A pleasant, unhurried view of the city may be enjoyed on a bicycle tour, which includes visits to local manufacturing centres of batik, handicrafts and snack foods. As a centre for traditional meditation, Solo is an ideal place to gain insight on the mind-calming technique. A number of meditation centres are located around the city, schedules and information for which may be found at the Solo tourist office on Jalan Slamet Riyadi. The Sriwedari Amusement Park offers some thrills and entertainment for the family with its rides and regular cultural performances. Kids will also enjoy camel rides and checking out the monkeys, tigers and other exotic animals at the Jurug Zoo.
Solo is located in Central Java, some 60 kilometres east of Yogyakarta. The city is well connected to other cities in Indonesia with extensive bus, train and air links.
Solo's Adi Sumarmo airport welcomes frequent flights in from Jakarta on local air carriers, as well as from two international destinations: daily flights on AirAsia from Kuala Lumpur, Malaysia, and thrice-weekly flights to and from Singapore on Silk Air.
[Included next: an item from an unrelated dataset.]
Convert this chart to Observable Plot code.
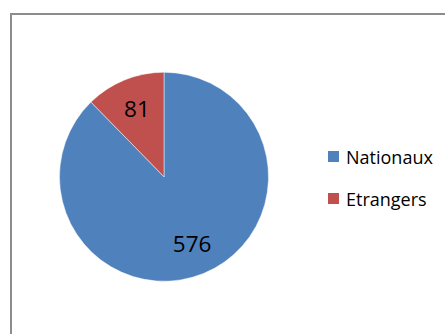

By bus, there are several daily economy bus trips arriving to Solo's Tirtonadi bus terminal, about three kilometres away from the city centre. Here, there is economy (mostly non-air-conditioned) bus service linking Solo to Yogyakarta, Semarang and Prambanan in Central Java, as well as East Java destinations including Surabaya and Malang. Nearby is the Gilingan minibus terminal offering express service on air-conditioned mini-buses to and from the same destinations.
Solo is on the main train line that connects Jakarta, Yogyakarta and Surabaya, with frequent daily express and business-class trips arriving and departing from Solo's Balapan train station. Economy-class service to Surabaya and Jakarta may be arranged at Jebres train station, but this slow trip is only recommended if you have a lot of time to spare.